Frazier’s slash line spells out to .333/.347/.622. He’s second on the team in batting average and in RBIs with 12. His four homers match his career-high total across 39 games in his first taste of the majors with the Yankees in 2017.
“He’s a guy that I think the talent and the bat speed and the ability to impact the ball kind of leaps off the screen,” Boone said. “I think everyone sees that.”
And now his confidence is growing with every hit.
“It’s easy to feel confident whenever you get results,” Frazier said. “So I’ve got to make sure I stay that way even when I’m not getting hits.”
Cleveland made him the fifth overall pick in the 2013 draft. The Yankees acquired him before the trade deadline in 2016 when they were collecting prospects in exchange for veterans, in this case reliever Andrew Miller. General manager Brian Cashman spoke then about Frazier’s bat speed being “legendary.”

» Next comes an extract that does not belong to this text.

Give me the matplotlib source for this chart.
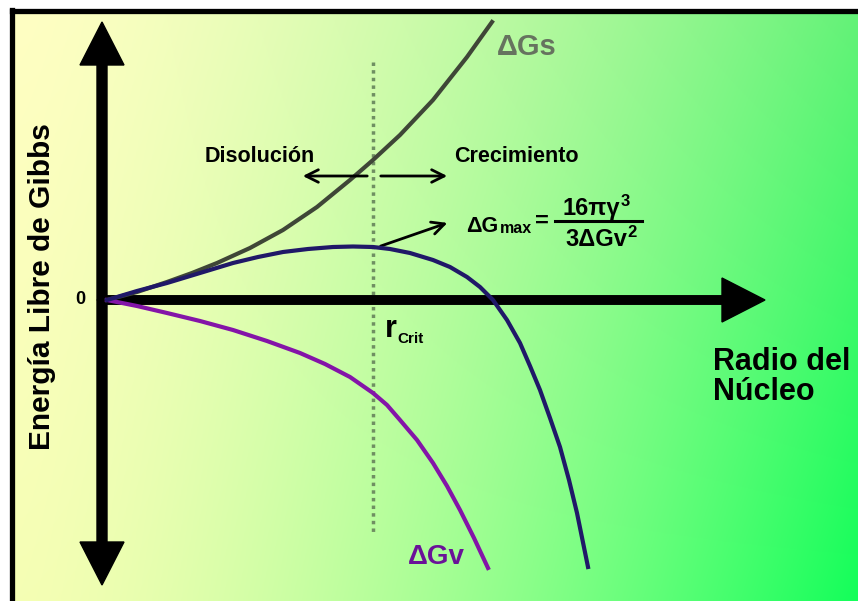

Frazier’s hopes for last season were ruined by a concussion early in spring training and the recurring aftershocks of migraines. Frazier was limited to 15 games with the Yankees and 54 in the minors. It’s gratifying for him now to be feeling healthy and getting a chance and producing.
“Especially after going through what I went through last year,” Frazier said. “All I wanted to do was be on the field. So when that gets taken away from you, you realize the times you probably took baseball for granted.”
Now he can continue to try to prove that he’s worth keeping around somehow despite the eventual returning crowd.
“We’re the Yankees, so we can bolster our lineup a ton of ways,” Frazier said. “So it’s hard being a young guy trying to break through. You need to catch a break at some time. You hate for it to be at the expense of somebody’s ability to stay on the field. But it happens, and the next guy’s up.
“You know, I want to stay here for a long time. It’s a really cool place to play.”